BEGIN DATASET CONTENT

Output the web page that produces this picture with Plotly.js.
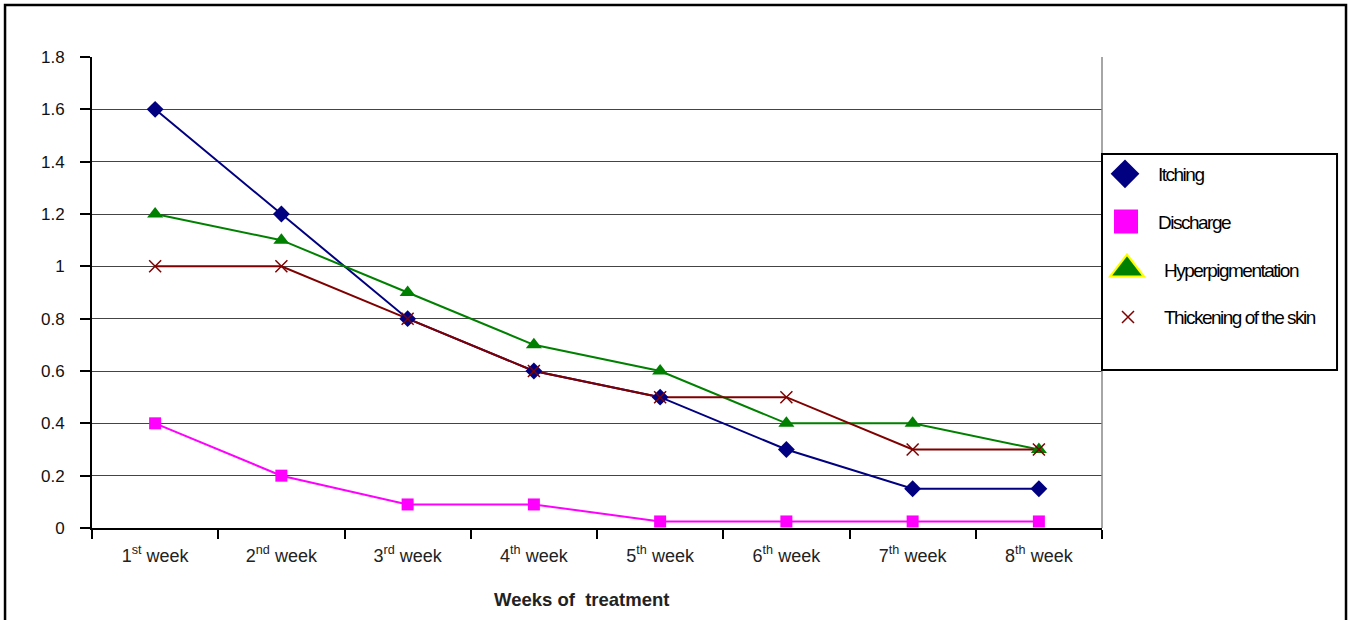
<!DOCTYPE html>
<html>
<head>
<meta charset="utf-8">
<script src="https://cdn.plot.ly/plotly-3.0.1.min.js"></script>
<style>
  html, body { margin: 0; padding: 0; background: #fff; }
  #chart { width: 1351px; height: 620px; }
  .legendtext { letter-spacing: -1.5px; }
</style>
</head>
<body>
<div id="chart"></div>
<script>
// ---- data ----
const weeks = ["1st week", "2nd week", "3rd week", "4th week", "5th week", "6th week", "7th week", "8th week"];
const weekLabels = ["1<sup>st</sup> week", "2<sup>nd</sup> week", "3<sup>rd</sup> week", "4<sup>th</sup> week",
                    "5<sup>th</sup> week", "6<sup>th</sup> week", "7<sup>th</sup> week", "8<sup>th</sup> week"];
const itching = [1.6, 1.2, 0.8, 0.6, 0.5, 0.3, 0.15, 0.15];
const discharge = [0.4, 0.2, 0.09, 0.09, 0.025, 0.025, 0.025, 0.025];
const hyperpigmentation = [1.2, 1.1, 0.9, 0.7, 0.6, 0.4, 0.4, 0.3];
const thickening = [1.0, 1.0, 0.8, 0.6, 0.5, 0.5, 0.3, 0.3];
const yTicks = [0, 0.2, 0.4, 0.6, 0.8, 1, 1.2, 1.4, 1.6, 1.8];

const series = [
  { name: "Itching", y: itching, color: "#000080", symbol: "diamond", size: 13 },
  { name: "Discharge", y: discharge, color: "#FF00FF", symbol: "square", size: 12 },
  { name: "Hyperpigmentation", y: hyperpigmentation, color: "#008000", symbol: "triangle-up", size: 14 },
  { name: "Thickening of the skin", y: thickening, color: "#800000", symbol: "x-thin-open", size: 12 }
];

const traces = [];
// connecting lines (not shown in legend)
series.forEach((s, i) => {
  traces.push({ name: s.name, x: weeks, y: s.y, type: "scatter", mode: "lines",
    line: { color: s.color, width: 2 }, showlegend: false, legendgroup: "g" + i });
});
// markers (shown in legend, marker only as in the reference)
series.forEach((s, i) => {
  traces.push({ name: s.name, x: weeks, y: s.y, type: "scatter", mode: "markers", legendgroup: "g" + i,
    marker: { symbol: s.symbol, size: s.size, color: s.color, line: { color: s.color, width: s.symbol === "x-thin-open" ? 1.5 : 0 } } });
});

const layout = {
  width: 1351, height: 620,
  margin: { l: 92, r: 249, t: 57, b: 92 },
  paper_bgcolor: "#fff", plot_bgcolor: "#fff",
  font: { family: "Liberation Sans, Arial, sans-serif", color: "#222" },
  showlegend: true,
  legend: {
    x: 1.0, xanchor: "left", y: 0.792, yanchor: "top",
    font: { size: 19, color: "#000" },
    traceorder: "grouped", tracegroupgap: 20,
    bgcolor: "rgba(0,0,0,0)", borderwidth: 0
  },
  xaxis: {
    type: "category",
    tickmode: "array", tickvals: weeks, ticktext: weekLabels,
    tickson: "boundaries", ticks: "outside", ticklen: 9, tickwidth: 2, tickcolor: "#000",
    ticklabelstandoff: 10,
    showline: true, linecolor: "#000", linewidth: 2,
    showgrid: false, zeroline: false,
    tickfont: { size: 18, color: "#222" },
    range: [-0.5, 7.5]
  },
  yaxis: {
    range: [0, 1.8], tickmode: "array", tickvals: yTicks,
    ticks: "outside", ticklen: 10, tickwidth: 2, tickcolor: "#000",
    ticklabelstandoff: 12,
    showline: true, linecolor: "#000", linewidth: 2,
    showgrid: true, gridcolor: "#444", gridwidth: 1, zeroline: false,
    tickfont: { size: 17, color: "#111" }
  },
  annotations: [
    { text: "<b>Weeks of  treatment</b>", xref: "paper", yref: "paper",
      x: 0.485, y: -0.151, xanchor: "center", yanchor: "middle", showarrow: false,
      font: { size: 18.5, color: "#222" } }
  ],
  shapes: [
    // right edge of plot area
    { type: "line", xref: "paper", yref: "paper", x0: 1, x1: 1, y0: 0, y1: 1, line: { color: "#888", width: 1.5 } },
    // legend box
    { type: "rect", xref: "paper", yref: "paper", x0: 1.0, x1: 1.2327, y0: 0.3355, y1: 0.7941,
      line: { color: "#000", width: 2 } },
    // outer frame
    { type: "rect", xref: "paper", yref: "paper", x0: -0.0861, x1: 1.2416, y0: -0.25, y1: 1.1104,
      line: { color: "#000", width: 2.5 } }
  ]
};

// legend symbol styling like the reference (larger symbols, yellow rim on the triangle)
const legendSymbolStyle = [
  { dx: 23, scale: 1.7 },
  { dx: 24, scale: 2.0 },
  { dx: 25, scale: 2.1, stroke: "#FFFF00", strokeWidth: 1 },
  { dx: 26, scale: 1.0 }
];
const legendTextX = [56, 56, 62, 62];

Plotly.newPlot("chart", traces, layout, { displayModeBar: false, staticPlot: true }).then(gd => {
  gd.querySelectorAll(".legend [clip-path]").forEach(el => el.removeAttribute("clip-path"));
  const items = gd.querySelectorAll(".legend .traces");
  items.forEach((item, i) => {
    const st = legendSymbolStyle[i];
    if (!st) return;
    item.querySelectorAll("path.scatterpts").forEach(p => {
      p.setAttribute("transform", `translate(${st.dx},0) scale(${st.scale})`);
      if (st.stroke) {
        p.style.stroke = st.stroke;
        p.style.strokeWidth = st.strokeWidth + "px";
        p.style.strokeOpacity = 1;
      }
    });
    const t = item.querySelector("text.legendtext");
    if (t) t.setAttribute("x", legendTextX[i]);
  });
});
</script>
</body>
</html>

END DATASET CONTENT

Please extract exactly the lines of the data, from the first through the line containing "1.4, 1.6, 1.8];", and add no pictures to the copy.

Output the web page that produces this picture with Plotly.js.
<!DOCTYPE html>
<html>
<head>
<meta charset="utf-8">
<script src="https://cdn.plot.ly/plotly-3.0.1.min.js"></script>
<style>
  html, body { margin: 0; padding: 0; background: #fff; }
  #chart { width: 1351px; height: 620px; }
  .legendtext { letter-spacing: -1.5px; }
</style>
</head>
<body>
<div id="chart"></div>
<script>
// ---- data ----
const weeks = ["1st week", "2nd week", "3rd week", "4th week", "5th week", "6th week", "7th week", "8th week"];
const weekLabels = ["1<sup>st</sup> week", "2<sup>nd</sup> week", "3<sup>rd</sup> week", "4<sup>th</sup> week",
                    "5<sup>th</sup> week", "6<sup>th</sup> week", "7<sup>th</sup> week", "8<sup>th</sup> week"];
const itching = [1.6, 1.2, 0.8, 0.6, 0.5, 0.3, 0.15, 0.15];
const discharge = [0.4, 0.2, 0.09, 0.09, 0.025, 0.025, 0.025, 0.025];
const hyperpigmentation = [1.2, 1.1, 0.9, 0.7, 0.6, 0.4, 0.4, 0.3];
const thickening = [1.0, 1.0, 0.8, 0.6, 0.5, 0.5, 0.3, 0.3];
const yTicks = [0, 0.2, 0.4, 0.6, 0.8, 1, 1.2, 1.4, 1.6, 1.8];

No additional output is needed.